Configure ICMP ping probes

Ping a host for reachability, latency, or packet loss. A layer-3 network health check.

ICMP probes ping a host on the configured interval and report one of: average round-trip latency, packet loss percentage, or plain reachability. This is the lowest-level "is this host up?" check, below HTTP / TCP / DNS.

The agent shells out to the system ping binary, so ICMP needs raw-socket privilege on the agent (see below). The agent never falls back to a TCP probe when ICMP can't run: a TCP connect tests a different layer and would hide the real failure.

When to use ICMP vs a TCP probe#

ICMP tests pure network reachability to a host (router, switch, bastion, internal host). It doesn't care whether any service is listening.
TCP tests that a specific port accepts connections, and runs unprivileged. If you only care that a service is up, prefer the TCP probe (no special privilege needed).
Many networks block ICMP entirely (cloud security groups, corporate firewalls). If pings are filtered, use TCP.

Privilege requirement#

Sending ICMP needs a raw socket, which is privileged on every platform:

Linux: CAP_NET_RAW capability (or root).
macOS: the system ping is setuid and works without extra setup.
Windows: administrator.

In a container the agent's ping binary must be allowed to send ICMP. Grant the capability rather than running the whole agent as root.

systemd#

[Service]
AmbientCapabilities=CAP_NET_RAW
CapabilityBoundingSet=CAP_NET_RAW

Docker#

docker run --cap-add=NET_RAW ...

Kubernetes#

securityContext:
  capabilities:
    add: ["NET_RAW"]

Some base images don't ship ping.
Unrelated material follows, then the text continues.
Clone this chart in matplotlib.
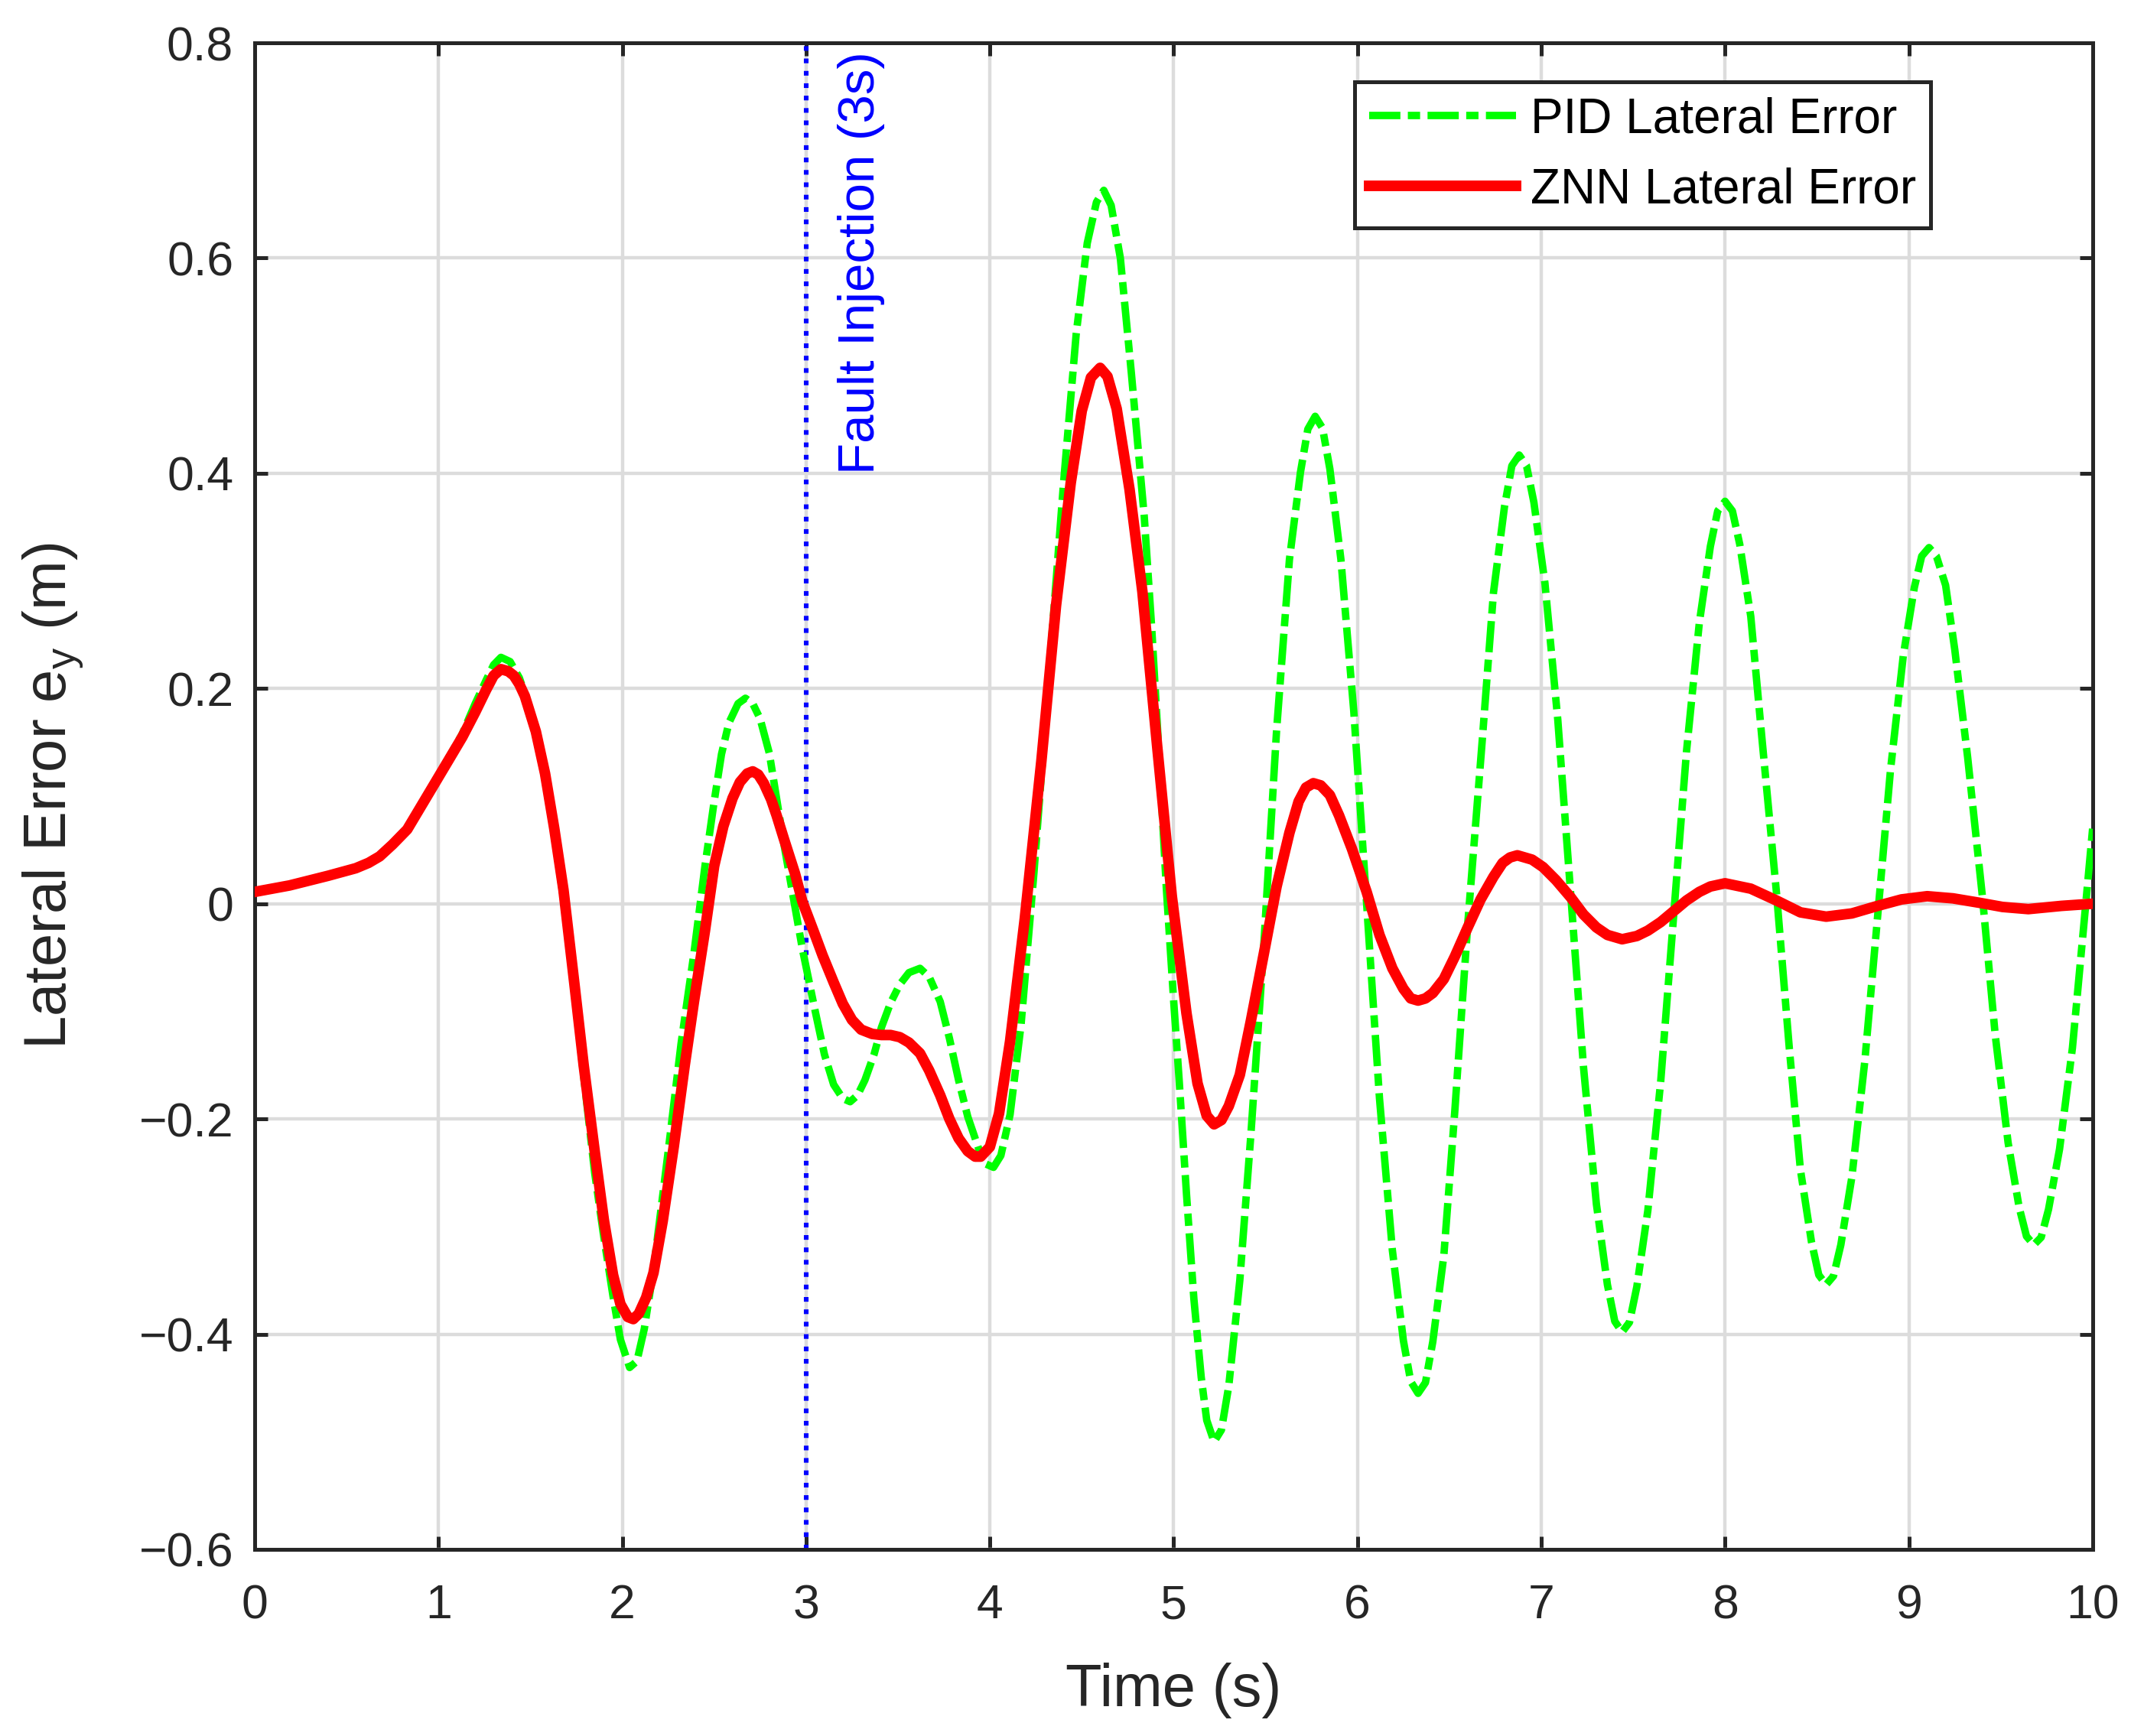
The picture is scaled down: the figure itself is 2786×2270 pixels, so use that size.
import matplotlib
matplotlib.use("Agg")
import matplotlib.pyplot as plt

plt.rcParams['font.family'] = ['Liberation Sans', 'DejaVu Sans']
plt.rcParams['mathtext.default'] = 'regular'

# PID lateral error (green dash-dot)
pid_t = [0, 0.2, 0.4, 0.55, 0.62, 0.68, 0.75, 0.83, 0.9, 0.98, 1.05, 1.13, 1.2, 1.26,
         1.3, 1.34, 1.39, 1.44, 1.5, 1.55, 1.58, 1.63, 1.68, 1.74,
         1.79, 1.85, 1.9, 1.95, 1.99, 2.04, 2.08, 2.12, 2.17, 2.25,
         2.32, 2.39, 2.45, 2.5, 2.54, 2.58, 2.63, 2.67, 2.71, 2.75,
         2.8, 2.88, 2.98, 3.05, 3.1, 3.15, 3.2, 3.24, 3.28, 3.32,
         3.37, 3.41, 3.46, 3.51, 3.56, 3.62, 3.67, 3.73, 3.78, 3.83,
         3.88, 3.94, 3.98, 4.02, 4.06, 4.11, 4.17, 4.24, 4.32, 4.4,
         4.47, 4.53, 4.58, 4.62, 4.66, 4.71, 4.77, 4.84, 4.88, 4.92,
         4.96, 5.0, 5.03, 5.07, 5.11, 5.15, 5.18, 5.22, 5.26, 5.3,
         5.36, 5.42, 5.49, 5.56, 5.63, 5.69, 5.73, 5.77, 5.81, 5.85,
         5.91, 5.98, 6.05, 6.12, 6.19, 6.25, 6.29, 6.33, 6.37, 6.41,
         6.47, 6.53, 6.6, 6.68, 6.74, 6.8, 6.84, 6.88, 6.92, 6.96,
         7.02, 7.09, 7.16, 7.23, 7.3, 7.36, 7.4, 7.44, 7.48, 7.52,
         7.58, 7.65, 7.72, 7.79, 7.86, 7.92, 7.96, 8.0, 8.04, 8.08,
         8.14, 8.2, 8.28, 8.35, 8.41, 8.47, 8.51, 8.55, 8.59, 8.63,
         8.69, 8.76, 8.83, 8.9, 8.97, 9.03, 9.07, 9.11, 9.15, 9.2,
         9.25, 9.32, 9.4, 9.47, 9.54, 9.6, 9.64, 9.68, 9.72, 9.76,
         9.82, 9.89, 9.96, 10.0]
pid_e = [0.010, 0.018, 0.026, 0.033, 0.039, 0.045, 0.056, 0.070, 0.090, 0.113, 0.134, 0.158, 0.186, 0.208,
         0.222, 0.229, 0.225, 0.210, 0.180, 0.145, 0.120, 0.065, 0.005, -0.080,
         -0.160, -0.250, -0.310, -0.365, -0.405, -0.431, -0.425, -0.395, -0.340, -0.230,
         -0.130, -0.046, 0.035, 0.095, 0.139, 0.168, 0.186, 0.191, 0.186, 0.172,
         0.140, 0.055, -0.042, -0.100, -0.140, -0.168, -0.181, -0.184, -0.178, -0.164,
         -0.140, -0.115, -0.092, -0.075, -0.064, -0.060, -0.068, -0.091, -0.125, -0.164,
         -0.198, -0.228, -0.242, -0.245, -0.234, -0.196, -0.112, 0.029, 0.209, 0.389,
         0.530, 0.614, 0.652, 0.663, 0.649, 0.600, 0.493, 0.360, 0.258, 0.140,
         0.015, -0.090, -0.164, -0.270, -0.367, -0.440, -0.480, -0.500, -0.489, -0.448,
         -0.350, -0.215, -0.040, 0.161, 0.320, 0.401, 0.441, 0.453, 0.442, 0.404,
         0.320, 0.179, 0.0, -0.181, -0.322, -0.406, -0.444, -0.455, -0.445, -0.407,
         -0.327, -0.192, -0.019, 0.154, 0.289, 0.369, 0.407, 0.417, 0.407, 0.373,
         0.298, 0.171, 0.010, -0.152, -0.279, -0.354, -0.388, -0.398, -0.389, -0.356,
         -0.285, -0.165, -0.012, 0.141, 0.261, 0.332, 0.365, 0.374, 0.365, 0.334,
         0.267, 0.155, 0.010, -0.135, -0.247, -0.314, -0.345, -0.354, -0.346, -0.317,
         -0.254, -0.147, -0.012, 0.124, 0.231, 0.294, 0.323, 0.331, 0.323, 0.296,
         0.236, 0.136, 0.007, -0.122, -0.222, -0.282, -0.309, -0.317, -0.310, -0.284,
         -0.228, -0.134, -0.005, 0.070]

# ZNN lateral error (red solid)
znn_t = [0, 0.19, 0.4, 0.55, 0.62, 0.68, 0.75, 0.83, 0.9, 0.98, 1.05, 1.13, 1.2, 1.26,
         1.3, 1.34, 1.38, 1.41, 1.44, 1.47, 1.53, 1.58, 1.63, 1.68,
         1.74, 1.79, 1.85, 1.9, 1.95, 1.99, 2.03, 2.06, 2.09, 2.13,
         2.17, 2.22, 2.28, 2.34, 2.39, 2.45, 2.5, 2.55, 2.6, 2.64,
         2.68, 2.71, 2.74, 2.77, 2.81, 2.84, 2.88, 2.94, 2.98, 3.04,
         3.09, 3.15, 3.2, 3.25, 3.3, 3.36, 3.41, 3.46, 3.51, 3.56,
         3.62, 3.67, 3.73, 3.78, 3.83, 3.88, 3.92, 3.95, 4.0, 4.05,
         4.11, 4.19, 4.28, 4.36, 4.44, 4.5, 4.55, 4.6, 4.64, 4.69,
         4.76, 4.83, 4.91, 4.99, 5.07, 5.13, 5.18, 5.22, 5.26, 5.3,
         5.36, 5.42, 5.49, 5.56, 5.63, 5.68, 5.72, 5.76, 5.8, 5.85,
         5.9, 5.97, 6.05, 6.12, 6.19, 6.25, 6.29, 6.33, 6.37, 6.41,
         6.47, 6.53, 6.6, 6.67, 6.74, 6.79, 6.83, 6.87, 6.95, 7.01,
         7.08, 7.16, 7.23, 7.3, 7.36, 7.44, 7.52, 7.58, 7.65, 7.72,
         7.79, 7.86, 7.92, 8.0, 8.14, 8.28, 8.41, 8.55, 8.69, 8.83,
         8.96, 9.1, 9.24, 9.38, 9.51, 9.65, 9.83, 10.0]
znn_e = [0.011, 0.017, 0.026, 0.033, 0.038, 0.044, 0.055, 0.069, 0.089, 0.112, 0.132, 0.155, 0.178, 0.199,
         0.212, 0.218, 0.216, 0.212, 0.204, 0.193, 0.160, 0.121, 0.070, 0.013,
         -0.075, -0.150, -0.230, -0.294, -0.345, -0.372, -0.384, -0.386, -0.381, -0.366,
         -0.343, -0.295, -0.226, -0.150, -0.091, -0.025, 0.035, 0.072, 0.098, 0.113,
         0.121, 0.123, 0.120, 0.112, 0.097, 0.082, 0.060, 0.028, 0.002, -0.025,
         -0.048, -0.073, -0.093, -0.108, -0.117, -0.121, -0.122, -0.122, -0.124, -0.129,
         -0.139, -0.155, -0.178, -0.200, -0.218, -0.230, -0.235, -0.235, -0.226, -0.195,
         -0.128, -0.014, 0.132, 0.277, 0.391, 0.458, 0.489, 0.498, 0.490, 0.460,
         0.385, 0.290, 0.147, 0.007, -0.102, -0.167, -0.197, -0.205, -0.201, -0.188,
         -0.159, -0.109, -0.047, 0.016, 0.066, 0.095, 0.108, 0.112, 0.110, 0.101,
         0.082, 0.051, 0.011, -0.029, -0.060, -0.079, -0.088, -0.090, -0.088, -0.083,
         -0.070, -0.049, -0.022, 0.004, 0.025, 0.038, 0.043, 0.045, 0.041, 0.034,
         0.022, 0.006, -0.010, -0.022, -0.029, -0.033, -0.030, -0.025, -0.017, -0.007,
         0.003, 0.011, 0.016, 0.019, 0.014, 0.003, -0.008, -0.012, -0.009, -0.002,
         0.004, 0.007, 0.005, 0.001, -0.003, -0.005, -0.002, 0.0]

fault_time = 3
x_ticks = [0, 1, 2, 3, 4, 5, 6, 7, 8, 9, 10]
y_ticks = [-0.6, -0.4, -0.2, 0, 0.2, 0.4, 0.6, 0.8]
y_labels = ['\u22120.6', '\u22120.4', '\u22120.2', '0', '0.2', '0.4', '0.6', '0.8']

AX_COLOR = '#262626'

fig = plt.figure(figsize=(13.93, 11.35), dpi=200)
ax = fig.add_axes([0.1195, 0.1075, 0.8625, 0.8678])

ax.plot(pid_t, pid_e, color='#00ff00', lw=3.5, dashes=(4.2, 1.0, 1.65, 1.0),
        label='PID Lateral Error', zorder=3)
ax.plot(znn_t, znn_e, color='#ff0000', lw=5, solid_joinstyle='round',
        label='ZNN Lateral Error', zorder=4)
ax.axvline(fault_time, color='#0000ff', lw=2.2, linestyle=':', zorder=2)
ax.text(fault_time + 0.17, 0.792, 'Fault Injection (3s)', rotation=90, color='#0000ff',
        fontsize=24.2, ha='left', va='top')

ax.set_xlim(0, 10)
ax.set_ylim(-0.6, 0.8)
ax.set_xticks(x_ticks)
ax.set_yticks(y_ticks)
ax.set_yticklabels(y_labels)
ax.grid(True, color='#dcdcdc', lw=1.6)
ax.set_axisbelow(True)

ax.tick_params(direction='in', length=6, width=1.8, top=True, right=True,
               labelsize=22.5, colors=AX_COLOR)
ax.tick_params(axis='x', pad=16)
ax.tick_params(axis='y', pad=10)
for s in ax.spines.values():
    s.set_linewidth(1.8)
    s.set_color(AX_COLOR)

ax.set_xlabel('Time (s)', fontsize=28, color=AX_COLOR, labelpad=16)
ax.set_ylabel('Lateral Error e$_y$ (m)', fontsize=28, color=AX_COLOR)
ax.yaxis.set_label_coords(-0.092, 0.5)

leg = ax.legend(loc='upper right', bbox_to_anchor=(0.912, 0.974), fontsize=23,
                handlelength=3.0, handletextpad=0.3, labelspacing=0.5, borderpad=0.3,
                borderaxespad=0, fancybox=False, framealpha=1)
leg.get_frame().set_edgecolor('#262626')
leg.get_frame().set_linewidth(1.8)

fig.savefig('out.png', dpi=200)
On Debian/Ubuntu install iputils-ping; on Alpine, apk add iputils. Without the binary the probe reports icmp_unavailable.

When the agent lacks the privilege, the probe reports icmp_privilege_denied with a pointer to this page. It does not silently degrade to a different check.

Configuration shape#

{
  "host": "db.internal",
  "count": 3,
  "timeout_ms": 1000,
  "interpretation": "latency"
}

Field reference#

Field	Default	Notes
`host`	required	Hostname or IPv4 address. Must not start with `-`. ICMPv4 only.
`count`	`3`	Pings per probe, 1 to 10. Latencies are averaged across the successful ones.
`timeout_ms`	`1000`	Per-ping timeout, 100 to 5000 ms.
`interpretation`	`latency`	What the metric value represents: `latency`, `packet_loss`, or `reachability`.

Interpretations#

Interpretation	Value	Threshold idea
`latency`	Average RTT in ms across successful pings. `no_data` (`icmp_all_timeout`) when every ping is lost.	Healthy: under 50, Unhealthy: over 200
`packet_loss`	Percentage of pings that didn't return (0 to 100).	Healthy: under 1, Unhealthy: over 10
`reachability`	`1` if any ping succeeded, else `0`.	Healthy: over 0, Unhealthy: under 1

Pick reachability for "is this host up at all", latency for network quality, packet_loss for flaky links.

Reason codes#

icmp_privilege_denied: the agent can't open a raw socket. Grant CAP_NET_RAW and restart.
icmp_unavailable: no usable ping binary on the agent host. Install iputils-ping / iputils.
icmp_dns_failed: the hostname didn't resolve. Distinct from "host unreachable". Check the name and the agent's DNS.
icmp_all_timeout: every ping timed out (latency interpretation only). The host is down or ICMP is filtered. With packet_loss this reads as 100; with reachability it reads as 0.
icmp_error: an uncategorised ping failure. Check the agent log.

Troubleshooting#

icmp_privilege_denied even after adding CAP_NET_RAW. The capability must reach the agent process, not just the container. For systemd use AmbientCapabilities (not only CapabilityBoundingSet). For Kubernetes confirm the pod's securityContext adds NET_RAW and no policy strips it.
icmp_all_timeout but the host is up. The network likely blocks ICMP. Confirm with a TCP probe against a known-open port; if TCP succeeds, switch this metric to TCP.
icmp_dns_failed for an IP literal. Check the value isn't mistyped; IP literals never go through DNS.